In this Data Lake vs Data Warehouse article, I will explain what is Data Lake and it’s differences with Data warehouse.
A Data Lake is a centralized repository of structured, semi-structured, unstructured, and binary data that allows you to store a large amount of data as-is in its original raw format.
Once the data stored in a lake, it cannot or should not be changed hence it is an immutable collection of Data. First, it’s been introduced by James Dixon, who was a chief technology officer at Pentaho
Most of us think Data Lake is similar to Data Warehouse, but these two are completely different, with one similarity being both are used to store a large collection of data in a single repository location.
Now, let’s see what data warehouse offers, In simple words, data stored in data warehouses are transformed data meaning created after applying some transformations and filtering from the OLTP database using ETL tools and it is created for a specific purpose basically for reporting and analytics.

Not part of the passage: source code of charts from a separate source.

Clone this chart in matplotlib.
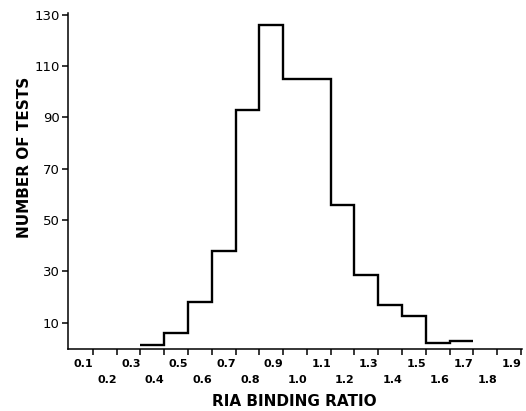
import matplotlib
matplotlib.use("Agg")
import matplotlib.pyplot as plt
import numpy as np

# Data: histogram bins (centers) and counts
bin_centers = [0.4, 0.5, 0.6, 0.7, 0.8, 0.9, 1.0, 1.1, 1.2, 1.3, 1.4, 1.5, 1.6, 1.7]
counts = [1.5, 6, 18, 38, 93, 126, 105, 105, 56, 28.5, 17, 12.5, 2, 3]
bin_width = 0.1
tick_labels = ["0.1", "0.2", "0.3", "0.4", "0.5", "0.6", "0.7", "0.8", "0.9", "1.0",
               "1.1", "1.2", "1.3", "1.4", "1.5", "1.6", "1.7", "1.8", "1.9"]
label_values = [float(t) for t in tick_labels]
y_ticks = [10, 30, 50, 70, 90, 110, 130]

plt.rcParams['font.family'] = ['DejaVu Sans']

fig = plt.figure(figsize=(5.26, 4.11), dpi=100)
ax = fig.add_axes([68/526, 1 - 348.5/411, (522-68)/526, (348.5-13.3)/411])

edges = np.concatenate([[bin_centers[0] - bin_width/2],
                        np.array(bin_centers) + bin_width/2])
ax.stairs(counts, edges, color='black', linewidth=1.7, baseline=None)

ax.set_xlim(0.045, 1.955)
ax.set_ylim(0, 130.5)

for s in ['top', 'right']:
    ax.spines[s].set_visible(False)
for s in ['left', 'bottom']:
    ax.spines[s].set_linewidth(1.1)

# ticks at bin edges
xt = np.array(label_values) + bin_width/2
ax.set_xticks(xt)
ax.set_xticklabels([])
ax.tick_params(axis='x', direction='out', length=4.5, width=1.1)
ax.set_yticks(y_ticks)
ax.set_yticklabels([str(v) for v in y_ticks], fontsize=9.5)
ax.tick_params(axis='y', direction='out', length=4, width=1.1, pad=2)

trans = ax.get_xaxis_transform()
for i, (v, t) in enumerate(zip(label_values, tick_labels)):
    yoff = -0.045 if i % 2 == 0 else -0.093
    ax.text(v + 0.01, yoff, t, transform=trans, ha='center', va='center',
            fontsize=8, fontweight='bold')

fig.text(294.5/526, 1 - 401.5/411, "RIA BINDING RATIO", ha='center', va='center',
         fontsize=11, fontweight='bold')
fig.text(25/526, 1 - 157/411, "NUMBER OF TESTS", ha='center', va='center',
         rotation=90, fontsize=11, fontweight='bold')

fig.savefig("out.png", dpi=100)
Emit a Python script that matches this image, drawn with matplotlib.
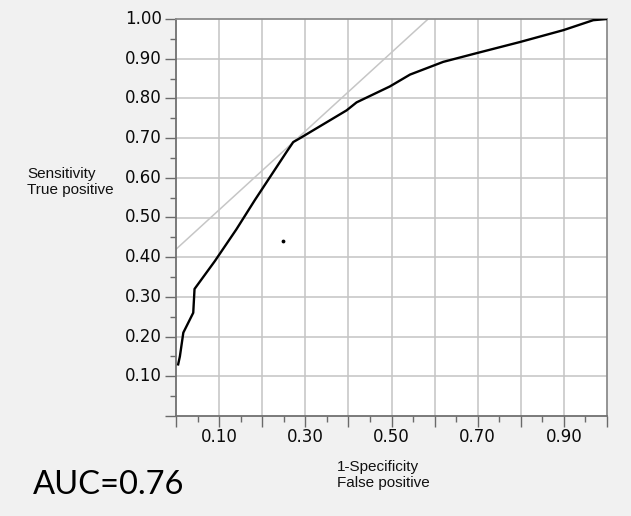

Note that Data warehouse is not replacing by Data Lake, Both are used in the industry and the purpose is different. Let’s see the differences between Data Lake vs Data Warehouse and when to use each.
Data Lake vs Data Warehouse
|Characteristics||Data lake||Data warehouse|
|Data Source of Truth||Data is in Raw format||Data not in original format|
|Type of Data & Quality||Stores non curated structured, semi-structured, unstructured, and binary data.||Stores only curated high-quality Structured data|
|Purpose||The purpose is not defined hence you can derive a purpose.||Created for a specific purpose|
|Types of Users||Used by Data scientists, Data analysts and Data Engineer||Data analysts and business analysts|
|Data Use||Used for Predictive analytics, real-time analytics, data discovery||Used for Reporting & Analytics|
|Size & Cost||uses lower-cost storage and stores all data business receive/produce and the data can grow petabytes||Uses higher cost storage hence It stores filtered and grouped data|
|Real time||Data pushed to the lake immediately||Data is not up-to-date usually delays by 1 or a few days|
|Schema||No schema at writing and Schema creates at the time of read||schema-on-write (Schema creates before we write hence need to follow in order to store)|
|Value||Organizations can generate business value from their data||It will be used to serve only specific value that defined at the time of the creation|
|Design & Technology||HDFS, AWS S3, Azure blob||RDBMS database|
The above table gives you a brief idea of the difference between Data Lake vs Data Warehouse. Now, lets deep-dive into each difference.
Data Lake contains “Source of Truth” data
In a lake, data stored from various sources as-is in its original format, It is a single “Source of Truth” for data, whereas in a data warehouse that data loses its originality as it’s been transformed, aggregated, and filter using ETL tools. This is one of the major differences between Data Lake vs Data Warehouse.
Lake supports various “Types of Data”
Lake supports various types of non-curated Data.
- Structured – Extracted data from RDBMS tables
- Semi-structured – CSV, XML, JSON
- Unstructured – Text, PDF, logs,
- Binary – Image, Audio, Video files
Whereas the data warehouse contains structured data in rows and columns format and the data here is curated with high quality.
Data in Lake has not defined a “Purpose”
Data in the lakes have no purpose defined hence it can be used to derive a new purpose as data evolves and business wants a new product. When a business wants to derive a new purpose or product, the data from lake is transformed from various formats to structured, cleansed, grouped and finally load into a data warehouse which will be used by business analysts using analytical tools.
Data in Lake is available for all “Types of Users”
Data in lakes is available for data scientists, data engineers, business analysts users whereas data warehouse is used by only data analysts. If you notice data lake can also be used by data analyst but the data needs to be curated before use.
Data Lakes comes with “Huge Size & Low cost”
Data in the lake grows very fast as it stores data from various sources like IoT devices, web sites, mobile apps, social media, logs, and data providers. And the data warehouse is much smaller as it is filtered and aggregated data.
Data Lake stores “Real-time” data
Since data in lakes are in original raw format, as we receive the data, it can be stored in lakes immediately without delay whereas the data in data warehouse is delayed by few hrs or 1 days as it needs to be extracted, transformed and loaded to warehouse by nightly jobs.
Data Lake has a “Future Value”
When businesses would need to launch new products in the future, the data in the lake comes in handy as they can derive a new value out of it as per the future needs. Data warehouse can’t be reused for the future as it’s created for current market needs.
Data Lake has no “Schema”
As Data lakes supports various formats usually they do not have any specific schema, when a user wants a data for s specific purpose, he will define the schema at the time of read. Whereas data warehouse has a predefined structure and schema in a relational database table formats hence when preparing data user need to aware of this schema and data should be prepared to fit in this specific schema. Not following the schema results in data lose.
Design & Technology
Data warehouse uses ETL tools to extract, transform, and finally loads the data into high-cost relational databases whereas Data lake uses low-cost commodity hardware and stores the data in HDFS, AWS S3, and Azure blob storage, when data is needed for analytics it will be transformed and used.